Para comiseração de alguns economistas, que não percebem que a vida pode ser mais complexa e saborosa, nem tudo pode ser explicado pelos números. Tomemos a popularidade do governo Lula, por exemplo. Pesquisa da Genial/Quaest agora em setembro mostrou que a avaliação positiva caiu quatro pontos porcentuais em relação ao registro de junho, de 36% para 32%, a pior da série histórica. Isso colocou a nota do governo dez pontos abaixo de agosto de 2023. O porcentual de pessoas que consideram o governo Lula melhor que o governo Bolsonaro caiu para 38%, 22 pontos abaixo dos 60% no início do governo, em fevereiro do ano passado. Nada menos que 41% acreditam que a economia piorou e 61% afirmam que o poder de compra é menor em relação a um ano atrás.
O curioso é constatar que essa avaliação pouco lisonjeira se dá malgrado o suntuoso desempenho do mercado de trabalho. A taxa de desemprego em agosto de 2024 (6,6%) é a mais baixa desde dezembro de 2014. A população ocupada (102,5 milhões de pessoas) é a maior desde que começou o registro, ao passo que a população desocupada é a menor desde janeiro de 2015. Não se trata de emprego precário apenas. O número de pessoas com carteira assinada (38,64 milhões) também é o maior desde que essa estatística é coletada.

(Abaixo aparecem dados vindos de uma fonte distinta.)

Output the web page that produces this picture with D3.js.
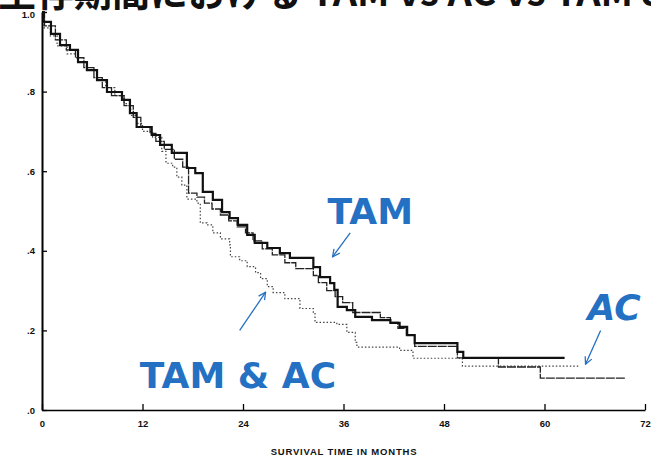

O rendimento médio efetivamente recebido cresceu 9,1% até agosto, em relação a igual período anterior – bem mais que a inflação que, pelas contas do Ipea, tem subido menos para as pessoas de renda mais baixa. Em termos reais, o salário mínimo dos últimos 12 meses é o maior da história e 91% mais alto que no primeiro ano da gestão petista, em 2003. Poderia ser um alento para o presidente Lula, mas esses indicadores preocupam o Banco Central e motivarão novas elevações dos juros – se o novo presidente da autoridade monetária mantiver os paradigmas teóricos atualmente adotados.
A pressão maior deverá vir da inflação de serviços. Modelo econométrico simples mostra que mais de 80% da inflação de serviços pode ser explicada pela taxa de ocupação, pela variação do salário mínimo e pela inadimplência das pessoas físicas. Por essa métrica, a inflação de serviços estimada seria de 6,8%, contra 5,2% medidos em agosto. A pressão é latente e deve se manifestar brevemente. A exuberância do mercado de trabalho, fomentada pela lassidão da política fiscal, tem fôlego curto. Isso vaticina uma deterioração ainda maior nos índices de popularidade do governo nas próximas pesquisas. Salvo, claro, aconteça alguma coisa que os números não consigam explicar. A conferir.